Sabtu, 06 Juni 2009

Keberuntungan (2)

Makin hari makin stress pikiran saya, hanya saya sembunyikan dari orang-orang. Pada suatu hari dalam bulan Mei ini, saya bertanya dalam hati, sampai kapan badai ini berakhir? Apakah harus saya yang mengakhiri? Kenapa tidak ada jeda sedikitpun untuk bernafas? Mengapa tidak ada pertolongan barang sedikit pun dari Allah padahal sejak lama saya sudah melakukan ibadah shalat 5 waktu? Kemudian saya menemui istri dan mengatakan ”De’, seperti yang kamu tahu usahaku gak kunjung membuahkan hasil. Bukannya aku putus asa tapi aku ada niatan untuk berganti usaha yang tidak terlalu membutuhkan banyak karyawan. Aku letih ngurusin karyawan, mereka gak mau tau sama kita padahal sudah mati-matian ngurus mereka. Soal hutang, aku mau memulai skenario bangkrut yang pernah kuceritakan yah meskipun pahit mungkin ini yang terbaik buatku. Biarlah dulu kita tahan malu di depan orang-orang. Aku yakin ini ujian dari Allah buat kita. Lagian biasanya kan pengusaha-pengusaha sukses itu kan pernah mengalami periode bangkrut, nah mungkin ini saatku kali...” Begitu kataku menguatkannya. Jawabannya sederhana, ”Silahkan aj pah, Ad ikut suami aj insyaALLAH ini yang terbaik dari Allah”. Ini kuanggap sebagai izin darinya setidaknya aku masih punya pendukung. Sebelum memulai skenario bangkrut, saya mendapat hidayah dari Allah yaitu menambahkan satu skenario tambahan sebelumnya yaitu memperbaiki ibadah saya sendiri. Setelah browsing-browsing di internet mencari tipsnya, saya mencoba beberapa tips seperti merutinkan Shalat Tahajjud dan Dhuha, bukan hanya membaca tapi juga mencoba mentadabburi Al Qur;an, memperbesar nilai sedekah dan mempercepat pengeluaran zakat. Saya mulai lah skenario pertama, setidaknya jika memang bangkrut insyaALLAH memang ini yang diinginkan oleh Allah dan pasti ini suatu kebaikan bagi saya.
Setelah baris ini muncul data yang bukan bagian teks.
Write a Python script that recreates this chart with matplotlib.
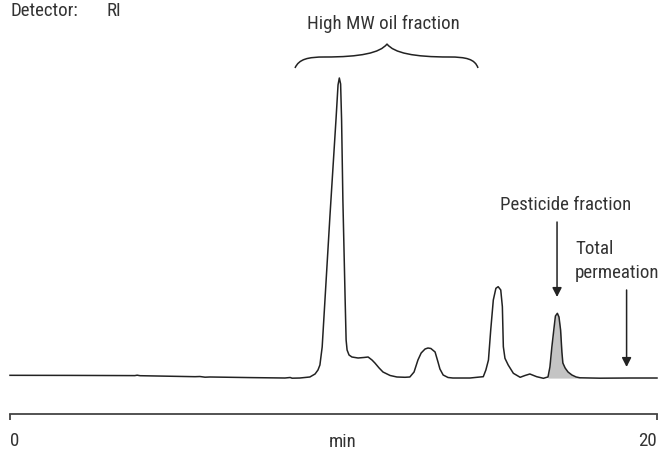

Sambil mengerjakan rutinitas ibadah tersebut makin hari makin berat juga ujiannya, tidak sesuai dengan prediksi saya. Tapi sepertinya ini yang membuat nikmat ibadah Tahajjud saya, siang saya menderita dan stress habis-habisan malamnya saya mengadu pada Allah dengan manja. Perbedaan mulai saya rasakan akibat ibadah-ibadah tambahan tersebut, Shalat 5 waktu jadi lebih bermakna, terjaga waktu dan tempatnya, lebih tenang, stress mulai bisa saya atasi dengan sangat baik seiring dengan sikap pasrah terhadap takdir Allah, meski ujian semakin bertambah. Skenario kedua, cara kapitalis, salah satu cara menyehatkan perusahaan adalah mengganti hutang-hutang berbunga tinggi dengan hutang-hutang yang lebih murah agar beban perusahaan per bulannya lebih ringan. Maka saya mencoba untuk memulai proses take over kredit rumah mertua ke bank lain. Dan Alhamdulillah lagi-lagi tidak sesuai prediksi saya, nilai yang disetujui jauh dari yang saya inginkan dan tidak mungkin cukup untuk menyehatkan perusahaan. Saya cukup shock karena langkah ini sudah menyita waktu saya cukup banyak. Sepertinya saya harus mulai kembali mencari bank lain yang bersedia memberikan pinjaman lebih banyak.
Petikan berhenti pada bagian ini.